● **PROBLEM DESCRIPTION**: Restate the opening lines of the material below word for word, stopping after the line that contains "x = np.arange(1, len(conditions) + 1)".

● **EXCERPTED DATA**:
::::::

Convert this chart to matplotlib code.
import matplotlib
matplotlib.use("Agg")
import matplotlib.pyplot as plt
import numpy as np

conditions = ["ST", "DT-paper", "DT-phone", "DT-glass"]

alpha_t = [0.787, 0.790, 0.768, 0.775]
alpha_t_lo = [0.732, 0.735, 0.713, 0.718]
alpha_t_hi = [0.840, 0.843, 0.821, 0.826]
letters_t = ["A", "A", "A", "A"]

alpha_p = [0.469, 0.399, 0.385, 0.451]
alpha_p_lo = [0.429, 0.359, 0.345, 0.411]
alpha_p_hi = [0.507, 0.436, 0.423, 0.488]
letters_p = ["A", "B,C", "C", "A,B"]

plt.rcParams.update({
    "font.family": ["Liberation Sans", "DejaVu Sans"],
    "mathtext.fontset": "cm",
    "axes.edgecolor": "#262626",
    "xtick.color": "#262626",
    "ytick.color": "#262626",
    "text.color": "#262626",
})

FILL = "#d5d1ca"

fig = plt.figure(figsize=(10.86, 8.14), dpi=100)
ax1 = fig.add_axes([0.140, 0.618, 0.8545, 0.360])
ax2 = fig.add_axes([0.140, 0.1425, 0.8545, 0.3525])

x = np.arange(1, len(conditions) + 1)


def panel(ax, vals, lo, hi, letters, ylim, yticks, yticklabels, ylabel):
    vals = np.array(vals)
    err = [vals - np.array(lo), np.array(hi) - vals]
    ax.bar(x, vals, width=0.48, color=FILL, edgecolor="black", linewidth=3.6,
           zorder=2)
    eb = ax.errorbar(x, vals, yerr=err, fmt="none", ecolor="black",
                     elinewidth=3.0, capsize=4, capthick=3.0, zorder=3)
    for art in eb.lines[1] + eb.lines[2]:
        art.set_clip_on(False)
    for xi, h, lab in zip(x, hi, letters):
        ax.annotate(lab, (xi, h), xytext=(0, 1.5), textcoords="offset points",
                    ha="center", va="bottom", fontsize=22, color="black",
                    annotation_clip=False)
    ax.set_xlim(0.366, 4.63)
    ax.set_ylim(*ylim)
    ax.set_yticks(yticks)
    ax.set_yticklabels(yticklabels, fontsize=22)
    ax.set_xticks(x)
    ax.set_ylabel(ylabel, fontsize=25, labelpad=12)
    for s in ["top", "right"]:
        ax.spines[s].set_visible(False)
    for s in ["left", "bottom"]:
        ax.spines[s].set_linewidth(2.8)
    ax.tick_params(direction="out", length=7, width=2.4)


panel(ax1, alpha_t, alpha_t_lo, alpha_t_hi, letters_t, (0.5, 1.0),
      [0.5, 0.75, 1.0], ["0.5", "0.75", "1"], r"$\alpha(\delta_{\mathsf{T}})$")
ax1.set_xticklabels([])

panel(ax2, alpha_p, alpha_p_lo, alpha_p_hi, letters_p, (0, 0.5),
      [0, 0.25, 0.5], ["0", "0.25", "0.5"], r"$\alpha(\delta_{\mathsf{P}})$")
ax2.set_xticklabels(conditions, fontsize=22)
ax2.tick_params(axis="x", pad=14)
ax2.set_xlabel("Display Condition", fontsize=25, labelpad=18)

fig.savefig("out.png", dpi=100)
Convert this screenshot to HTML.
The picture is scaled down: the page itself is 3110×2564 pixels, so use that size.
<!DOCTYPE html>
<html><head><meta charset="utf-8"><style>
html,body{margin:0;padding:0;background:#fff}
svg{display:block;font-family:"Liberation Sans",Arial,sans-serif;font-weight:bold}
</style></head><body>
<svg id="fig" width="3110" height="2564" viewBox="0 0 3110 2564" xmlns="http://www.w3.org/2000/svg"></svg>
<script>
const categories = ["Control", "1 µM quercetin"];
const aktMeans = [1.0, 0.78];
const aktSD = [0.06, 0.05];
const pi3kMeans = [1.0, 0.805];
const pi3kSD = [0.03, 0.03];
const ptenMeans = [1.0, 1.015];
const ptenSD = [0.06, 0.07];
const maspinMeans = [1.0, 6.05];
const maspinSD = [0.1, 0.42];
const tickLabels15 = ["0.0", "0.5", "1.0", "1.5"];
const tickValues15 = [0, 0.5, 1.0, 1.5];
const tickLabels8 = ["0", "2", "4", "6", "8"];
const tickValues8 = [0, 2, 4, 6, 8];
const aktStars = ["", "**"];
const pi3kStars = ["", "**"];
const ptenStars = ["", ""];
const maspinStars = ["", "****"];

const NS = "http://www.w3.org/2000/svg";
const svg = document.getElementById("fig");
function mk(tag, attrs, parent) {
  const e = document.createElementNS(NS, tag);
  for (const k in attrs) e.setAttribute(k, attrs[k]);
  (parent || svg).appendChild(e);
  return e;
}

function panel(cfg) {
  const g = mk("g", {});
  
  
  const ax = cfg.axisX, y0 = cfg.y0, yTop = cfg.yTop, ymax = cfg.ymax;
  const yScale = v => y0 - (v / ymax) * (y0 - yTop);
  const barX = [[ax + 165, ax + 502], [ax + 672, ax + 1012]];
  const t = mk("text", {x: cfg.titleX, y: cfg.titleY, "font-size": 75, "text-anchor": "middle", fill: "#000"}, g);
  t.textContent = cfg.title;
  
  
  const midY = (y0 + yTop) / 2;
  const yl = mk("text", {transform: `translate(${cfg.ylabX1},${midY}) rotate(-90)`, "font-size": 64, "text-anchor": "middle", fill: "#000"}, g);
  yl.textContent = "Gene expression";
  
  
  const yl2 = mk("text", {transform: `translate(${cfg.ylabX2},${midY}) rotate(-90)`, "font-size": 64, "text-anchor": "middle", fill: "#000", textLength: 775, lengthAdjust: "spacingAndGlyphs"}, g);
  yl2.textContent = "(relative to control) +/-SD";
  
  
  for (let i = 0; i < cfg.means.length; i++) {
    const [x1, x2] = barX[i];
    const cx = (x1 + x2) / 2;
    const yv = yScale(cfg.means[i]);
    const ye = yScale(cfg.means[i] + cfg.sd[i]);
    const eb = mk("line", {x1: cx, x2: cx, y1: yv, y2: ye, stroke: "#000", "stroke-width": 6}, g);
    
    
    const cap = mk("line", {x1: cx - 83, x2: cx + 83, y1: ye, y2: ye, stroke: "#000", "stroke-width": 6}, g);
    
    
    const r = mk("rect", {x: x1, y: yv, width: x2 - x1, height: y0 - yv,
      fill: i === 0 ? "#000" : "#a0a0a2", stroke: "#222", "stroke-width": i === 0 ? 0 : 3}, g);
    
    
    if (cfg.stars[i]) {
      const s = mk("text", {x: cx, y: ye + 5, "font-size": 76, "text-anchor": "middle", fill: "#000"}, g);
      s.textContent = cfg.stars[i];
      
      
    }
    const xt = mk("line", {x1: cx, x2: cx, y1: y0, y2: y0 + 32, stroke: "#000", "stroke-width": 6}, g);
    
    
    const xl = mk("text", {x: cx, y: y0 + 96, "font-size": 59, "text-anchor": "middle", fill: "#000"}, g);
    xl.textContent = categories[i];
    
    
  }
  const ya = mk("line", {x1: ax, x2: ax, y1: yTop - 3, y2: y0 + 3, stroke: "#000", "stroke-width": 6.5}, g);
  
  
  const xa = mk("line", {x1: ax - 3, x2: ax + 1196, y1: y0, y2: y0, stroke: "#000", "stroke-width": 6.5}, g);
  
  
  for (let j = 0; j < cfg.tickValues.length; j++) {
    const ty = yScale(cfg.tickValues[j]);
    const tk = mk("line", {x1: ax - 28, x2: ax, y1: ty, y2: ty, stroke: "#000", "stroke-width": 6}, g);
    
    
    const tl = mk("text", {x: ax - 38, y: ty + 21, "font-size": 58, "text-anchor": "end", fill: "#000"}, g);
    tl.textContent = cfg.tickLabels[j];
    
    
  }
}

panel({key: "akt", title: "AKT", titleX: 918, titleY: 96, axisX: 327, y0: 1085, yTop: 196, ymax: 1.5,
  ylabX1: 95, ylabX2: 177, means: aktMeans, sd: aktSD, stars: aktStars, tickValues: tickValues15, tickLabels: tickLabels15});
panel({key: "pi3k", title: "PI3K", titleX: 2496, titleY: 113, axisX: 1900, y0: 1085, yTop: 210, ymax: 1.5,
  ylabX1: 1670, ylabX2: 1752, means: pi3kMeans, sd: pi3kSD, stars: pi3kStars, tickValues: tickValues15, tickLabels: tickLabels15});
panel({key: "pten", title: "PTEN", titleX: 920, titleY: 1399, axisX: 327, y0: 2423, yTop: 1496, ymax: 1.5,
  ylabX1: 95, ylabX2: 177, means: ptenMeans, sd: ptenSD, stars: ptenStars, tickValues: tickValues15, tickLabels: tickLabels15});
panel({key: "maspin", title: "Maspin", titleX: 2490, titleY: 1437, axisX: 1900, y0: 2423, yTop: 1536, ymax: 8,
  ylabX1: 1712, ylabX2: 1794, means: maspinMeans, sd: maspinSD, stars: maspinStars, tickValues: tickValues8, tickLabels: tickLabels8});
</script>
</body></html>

::::::

● **EXERCISE SOLUTION**:
Convert this chart to matplotlib code.
import matplotlib
matplotlib.use("Agg")
import matplotlib.pyplot as plt
import numpy as np

conditions = ["ST", "DT-paper", "DT-phone", "DT-glass"]

alpha_t = [0.787, 0.790, 0.768, 0.775]
alpha_t_lo = [0.732, 0.735, 0.713, 0.718]
alpha_t_hi = [0.840, 0.843, 0.821, 0.826]
letters_t = ["A", "A", "A", "A"]

alpha_p = [0.469, 0.399, 0.385, 0.451]
alpha_p_lo = [0.429, 0.359, 0.345, 0.411]
alpha_p_hi = [0.507, 0.436, 0.423, 0.488]
letters_p = ["A", "B,C", "C", "A,B"]

plt.rcParams.update({
    "font.family": ["Liberation Sans", "DejaVu Sans"],
    "mathtext.fontset": "cm",
    "axes.edgecolor": "#262626",
    "xtick.color": "#262626",
    "ytick.color": "#262626",
    "text.color": "#262626",
})

FILL = "#d5d1ca"

fig = plt.figure(figsize=(10.86, 8.14), dpi=100)
ax1 = fig.add_axes([0.140, 0.618, 0.8545, 0.360])
ax2 = fig.add_axes([0.140, 0.1425, 0.8545, 0.3525])

x = np.arange(1, len(conditions) + 1)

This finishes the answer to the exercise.